On connaît désormais l’équation (complexe ?), on sait la formule (magique ?) : deux garçons, une fille, trois possibilités. Soit, dans Challengers, Art et Patrick, amis d’enfance devenus rivaux de cœur (et sportifs) quand ils s’éprennent chacun de Tashi, joueuse de tennis talentueuse promise à une grande carrière. Entre ces trois-là, émois inavoués et jeux de séduction vont révéler les désirs et les regrets qui les animent, les aiguisent sans cesse. D’ailleurs en y regardant de plus près, Luca Guadagnino s’est presque toujours intéressé, tout au long de sa filmographie, à ça, aux non-dits et aux appétits amoureux, à cette sexualité qui déborde (Melissa P., Amore, A bigger splash, Call me by your name, Bones and all).
Étalée sur presque une décennie, allant et venant entre différentes temporalités, l’histoire fait évoluer les passions et les (dés)unions au gré des expériences de la vie et des compétitions de tennis.
Mais la fameuse équation de départ s’avèrera un rien biaisée, et le dénouement présumera de la chose quand quelques scènes, pendant le film, la suggéraient déjà : Challengers ne serait-il pas en réalité le récit d’un amour inexprimé, celui entre Art et Patrick ? Le «Allez !» final crié par Tashi semble les encourager à enfin s’embrasser pour de vrai, les enjoindre à enfin se déclarer, alors qu’Art, suite à un retour de volée spectaculaire (ou se jette-t-il intentionnellement sur Patrick pour le frapper suite à une «révélation» ourdie par ce dernier ?), tombe littéralement dans les bras de Patrick, les deux affichant alors un sourire complice.
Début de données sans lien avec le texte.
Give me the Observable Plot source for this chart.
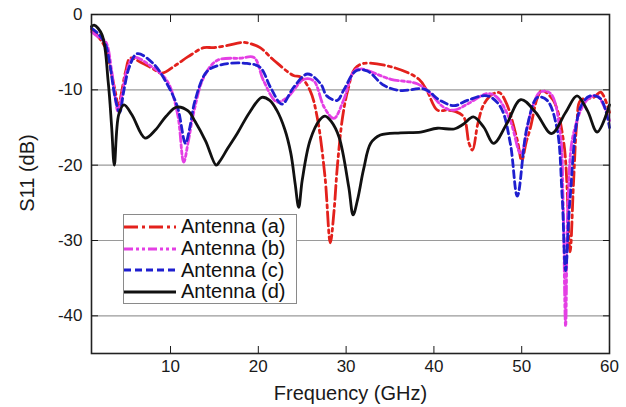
<!DOCTYPE html>
<html><head><meta charset="utf-8">
<script src="https://cdn.jsdelivr.net/npm/d3@7"></script>
<script src="https://cdn.jsdelivr.net/npm/@observablehq/plot@0.6"></script>
<style>
html,body{margin:0;padding:0;background:#fff;}
#wrap{position:relative;width:626px;height:407px;}
#legend{position:absolute;left:123px;top:214px;width:174px;height:90px;border:1px solid #8a8a8a;background:#fff;
  font-family:"Liberation Sans",Arial,sans-serif;font-size:20px;color:#111;box-sizing:border-box;padding-top:1px;}
.row{display:flex;align-items:center;height:21.7px;white-space:nowrap;}
.row svg{margin-left:0px;margin-right:5px;flex:none;}
</style></head><body><div id="wrap"></div>
<script>
// ---- data ----
const seriesNames = ["Antenna (a)", "Antenna (b)", "Antenna (c)", "Antenna (d)"];

const freqA = [1, 1.8, 2.6, 3.3, 3.9, 4.0, 4.4, 4.9, 5.4, 6.7, 8.0, 9.0, 10.5, 12.0, 13.8, 14.9, 16.5, 18.3, 19.2, 20.2, 21.8, 24.0, 24.8, 25.9, 26.7, 27.6, 28.2, 28.6, 29.0, 29.6, 30.2, 31.0, 32.0, 35.6, 38.3, 39.2, 40.4, 41.5, 42.5, 43.4, 44.0, 44.4, 45.0, 45.7, 46.8, 47.5, 48.3, 49.5, 50.0, 50.5, 51.0, 51.8, 52.3, 53.6, 54.8, 55.5, 55.9, 56.3, 56.7, 58.2, 59.0, 60];
const s11A  = [-2.0, -3.0, -4.5, -8.0, -11.5, -12.8, -10.5, -7.5, -5.8, -6.4, -7.2, -7.8, -6.8, -5.6, -4.4, -4.4, -4.1, -3.7, -3.9, -4.4, -6.1, -8.1, -8.3, -10.1, -13.6, -21.6, -30.3, -26.4, -20.2, -13.6, -10.0, -7.2, -6.5, -7.1, -8.6, -10.1, -12.7, -12.7, -12.9, -13.6, -17.1, -18.0, -14.5, -11.9, -10.5, -10.4, -11.9, -16.7, -19.4, -17.0, -15.0, -11.0, -10.1, -11.4, -17.1, -31.5, -22.4, -14.1, -11.4, -11.0, -10.3, -13.0];

const freqB = [1, 1.8, 2.6, 3.3, 3.7, 4.0, 4.5, 5.0, 5.8, 7.7, 9.6, 10.8, 11.5, 12.0, 12.7, 13.8, 15.3, 18.0, 19.5, 20.6, 22.1, 23.3, 25.2, 26.3, 27.5, 28.6, 29.7, 30.9, 31.6, 35.1, 38.1, 39.6, 41.1, 42.3, 43.8, 46.1, 47.2, 48.7, 49.9, 51.0, 52.1, 53.3, 54.4, 54.7, 55.0, 55.3, 55.9, 57.4, 58.6, 60];
const s11B  = [-2.3, -3.0, -3.6, -7.5, -11.0, -12.8, -10.5, -7.5, -5.7, -6.8, -8.8, -13.2, -19.6, -17.0, -12.7, -8.3, -6.1, -5.8, -5.7, -8.8, -11.6, -11.0, -8.6, -8.8, -12.3, -13.8, -11.4, -7.5, -7.2, -8.6, -9.2, -10.5, -12.3, -12.7, -11.9, -10.5, -11.0, -14.1, -18.5, -13.2, -10.3, -10.5, -15.8, -24.0, -41.4, -24.0, -15.8, -11.4, -10.8, -14.1];

const freqC = [1, 1.8, 2.6, 3.1, 3.7, 4.2, 4.7, 5.3, 6.2, 8.1, 9.6, 10.8, 11.7, 12.2, 12.8, 14.2, 16.1, 18.7, 20.2, 21.4, 22.7, 24.0, 25.6, 27.1, 27.8, 29.0, 29.7, 31.1, 32.4, 34.3, 36.2, 38.9, 40.7, 42.3, 43.8, 46.1, 47.6, 48.7, 49.5, 50.6, 51.8, 52.9, 54.0, 54.6, 55.0, 55.5, 56.7, 57.8, 59.0, 60];
const s11C  = [-1.8, -2.6, -4.0, -6.7, -11.1, -13.0, -10.0, -7.0, -5.2, -6.6, -9.2, -12.3, -17.1, -15.0, -11.4, -7.5, -6.6, -6.5, -7.0, -9.7, -11.9, -9.7, -7.9, -9.2, -10.8, -11.4, -10.1, -7.5, -7.5, -9.4, -10.1, -9.9, -11.4, -12.1, -11.4, -10.8, -12.3, -17.1, -24.1, -15.0, -11.0, -11.4, -15.0, -24.0, -34.0, -24.6, -12.3, -10.8, -11.2, -15.0];

const freqD = [1, 1.3, 2.2, 2.9, 3.3, 3.6, 4.1, 4.7, 5.6, 7.1, 8.3, 9.5, 10.7, 12.0, 12.8, 14.0, 15.2, 15.6, 16.5, 17.6, 19.0, 20.4, 21.3, 22.1, 23.0, 23.7, 24.2, 24.6, 25.0, 25.9, 27.0, 27.6, 28.3, 29.2, 30.3, 30.8, 31.3, 32.0, 32.8, 33.9, 36.2, 38.5, 40.4, 42.3, 43.3, 44.5, 45.7, 46.8, 48.3, 49.9, 51.6, 53.4, 55.0, 56.3, 57.5, 58.6, 60];
const s11D  = [-1.6, -1.4, -2.7, -8.9, -15.0, -20.0, -13.3, -12.0, -13.3, -16.4, -15.3, -13.5, -12.3, -12.8, -14.2, -16.8, -20.0, -19.5, -17.8, -15.8, -13.0, -11.0, -11.4, -12.7, -15.2, -18.4, -22.5, -25.6, -22.0, -16.7, -14.0, -13.5, -14.2, -16.3, -22.9, -26.6, -24.6, -20.5, -17.1, -16.0, -15.7, -15.6, -15.1, -15.2, -14.6, -13.6, -15.0, -17.1, -14.5, -11.3, -13.0, -15.8, -13.0, -10.8, -12.8, -15.6, -12.0];

const xTicks = [10, 20, 30, 40, 50, 60];
const yTicks = [0, -10, -20, -30, -40];
const gridDb = [-10, -20, -30, -40];
const xTitle = "Frequency (GHz)";
const yTitle = "S11 (dB)";

// ---- styles ----
const lineColors = ["#e3211c", "#e43fe4", "#1f1fcf", "#111111"];
const lineDashes = ["14,4,3,4", "9,3,3,3,3,3", "7,4", null];

const freqs = [freqA, freqB, freqC, freqD];
const vals = [s11A, s11B, s11C, s11D];
const rows = seriesNames.map((name, i) => freqs[i].map((f, j) => ({name, f, v: vals[i][j]})));

const fmt = d => String(d);
const chart = Plot.plot({
  width: 626, height: 407,
  marginLeft: 91, marginRight: 17, marginTop: 14, marginBottom: 54,
  style: {fontFamily: "Liberation Sans, Arial, sans-serif", fontSize: "17px", color: "#1a1a1a", background: "#fff"},
  x: {domain: [1, 60]},
  y: {domain: [-45, 0]},
  marks: [
    Plot.ruleY(gridDb, {stroke: "#9a9a9a", strokeWidth: 1.2}),
    ...rows.map((r, i) => Plot.line(r, {x: "f", y: "v", stroke: lineColors[i], strokeWidth: 2.8,
      strokeDasharray: lineDashes[i] ?? undefined, curve: "catmull-rom"})),
    Plot.frame({stroke: "#222", strokeWidth: 1.6}),
    Plot.axisX({ticks: xTicks, tickSize: -7, tickPadding: 13, tickFormat: fmt, label: null, fontSize: 17}),
    Plot.axisX({anchor: "top", ticks: xTicks.slice(0, -1), tickSize: -7, tickFormat: () => "", label: null}),
    Plot.axisY({ticks: yTicks, tickSize: -7, tickFormat: fmt, label: null, fontSize: 17}),
    Plot.axisY({anchor: "right", ticks: yTicks.slice(1), tickSize: -7, tickFormat: () => "", label: null}),
    Plot.text([xTitle], {frameAnchor: "bottom", textAnchor: "middle", lineAnchor: "middle", dy: 40, fontSize: 20, fill: "#1a1a1a"}),
    Plot.text([yTitle], {frameAnchor: "left", textAnchor: "middle", lineAnchor: "middle", dx: -64, dy: -11, rotate: -90, fontSize: 20, fill: "#1a1a1a"})
  ]
});
const wrap = document.getElementById("wrap");
wrap.appendChild(chart);

// legend
const legend = document.createElement("div");
legend.id = "legend";
seriesNames.forEach((name, i) => {
  const row = document.createElement("div");
  row.className = "row";
  const svg = d3.create("svg").attr("width", 52).attr("height", 10);
  svg.append("line").attr("x1", 0).attr("x2", 52).attr("y1", 5).attr("y2", 5)
    .attr("stroke", lineColors[i]).attr("stroke-width", 2.8)
    .attr("stroke-dasharray", lineDashes[i]);
  row.appendChild(svg.node());
  const span = document.createElement("span");
  span.textContent = name;
  row.appendChild(span);
  legend.appendChild(row);
});
wrap.appendChild(legend);
</script>
</body></html>
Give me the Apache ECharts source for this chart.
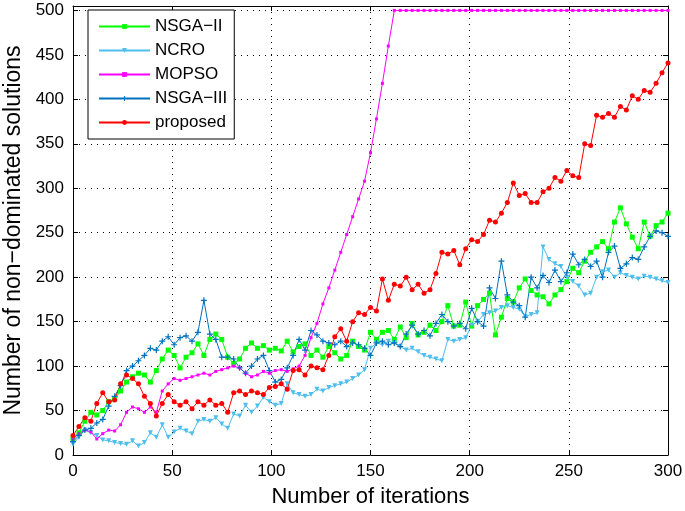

Et si c’était cette ligne narrative implicite, dans le script de Justin Kuritzkes, qui a plu, vraiment plu, à Guadagnino ? Et plus, beaucoup plus, que le milieu du tennis pro dont les us et coutumes sont nonchalamment abordées (d’ailleurs ça ne trompe pas : selon Mike Faist, qui interprète Art, Guadagnino «had only a vague interest in tennis specificities. He was more interested in bodies and sweat») ? Un milieu qui, in fine, sert de cadre autant qu’un autre (la bourgeoisie milanaise dans Amore, une famille aisée d’intellectuels dans Call me by your name, une base militaire dans We are who we are…) au sein duquel Guadagnino orchestre manigances et déflagrations des sentiments jusqu’à leur apogée, et qui pourront se prêter à la métaphore si on tenait absolument à établir un parallèle avec la pratique du tennis (on s’affronte, on se feinte, on s’épuise…).
Et si le scénario, alternant passé et présent en une dynamique qui, elle aussi, filera la métaphore tennistique (celle d’un incessant renvoi de balle), ne brille pas par son originalité (si ce n’est, peut-être, lors de son climax), Guadagnino l’esquive par une mise en scène alerte, toujours en mouvement, tandis que le score très house music de Trent Reznor et Atticus Ross électrise nos neurones («Our goal is for people to dance to the movie», a dit Guadagnino) tout en soulignant et exprimant les émotions brutes des personnages (à l’instar des compositions symphoniques éblouissantes de John Adams utilisées dans Amore). Challengers n’est clairement pas ce que Guadagnino a fait de mieux (Call me by your name bien sûr, et Amore surtout, son chef-d’œuvre). Ça reste plaisant, c’est sexy, c’est endiablé, mais c’est assez anecdotique avouons-le, et on n’en retiendra pas grand-chose sinon Zendaya, Faist et Josh O’Connor qui composent un détonnant trio au charme fou.